A Letter from Lindy Dec 15

"This is the one about whom it is written, "See, I am sending my messenger ahead of you, who will prepare your way before you.' "
 
Pilgrims, 
You have had a great deal of new with my arrival. New Pastor. New Christian Education Director. New Moderator. New Interim Music Director. All in the space of two years! That is a lot of change. Because all the new means that there has been much we have had to let go and let God. As I have been praying for Pilgrim this season, it came to me that we've lived in a perpetual state advent these past two years--expectant waiting for what movement God is going to prompt next. Is this a good thing? A bad thing? Neither, it truly just is
 
Even if God's movement is a constant in a beloved community's rhythm, it doesn't mean we are hard-wired to receive change with open embrace.

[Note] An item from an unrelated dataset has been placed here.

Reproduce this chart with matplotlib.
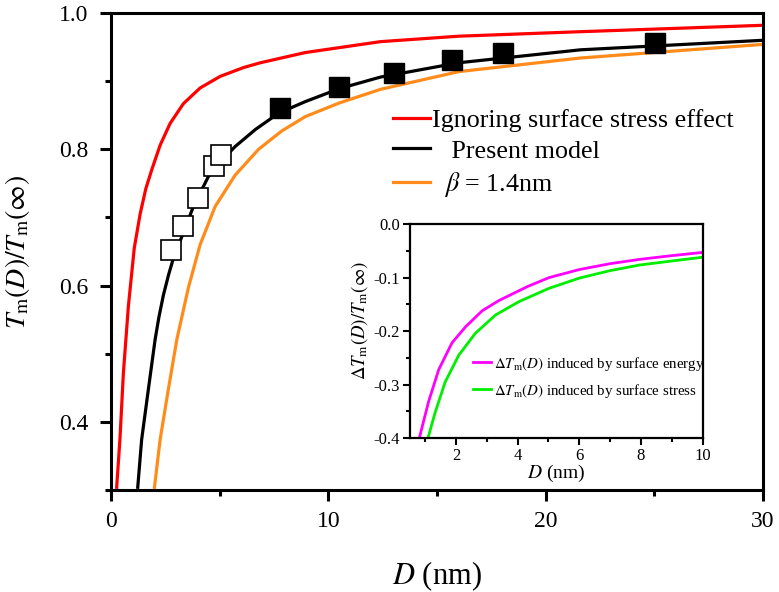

I think we more have a tendency to want to stave change off, avoid, resist it. Perhaps this is why the lectionary gifts us each year with the stories of advent because the characters therein have been asked by God to receive incredibly life-altering, sometimes even dangerous, change, so that they might receive a gift from God. And the amazing thing about Elizabeth, John, Mary, and Joseph is that they each said yes-- when we know just how difficult that yes is to live into.
 
But, these characters teach us that when we say yes, the boundaries between heaven and earth give way, one of my Advent co-journeyers observed. She also reminded me that these characters also teach us that such thin places never open solely for one's personal illumination or individual transformation--that's not what kin-dom life is about. If such an encounter is gifted, it is so that we can bring something back across the border into this realm: a word, a gift, a call, a child for the whole of God's people.
 

I pray this is what we are watching and waiting expectantly for.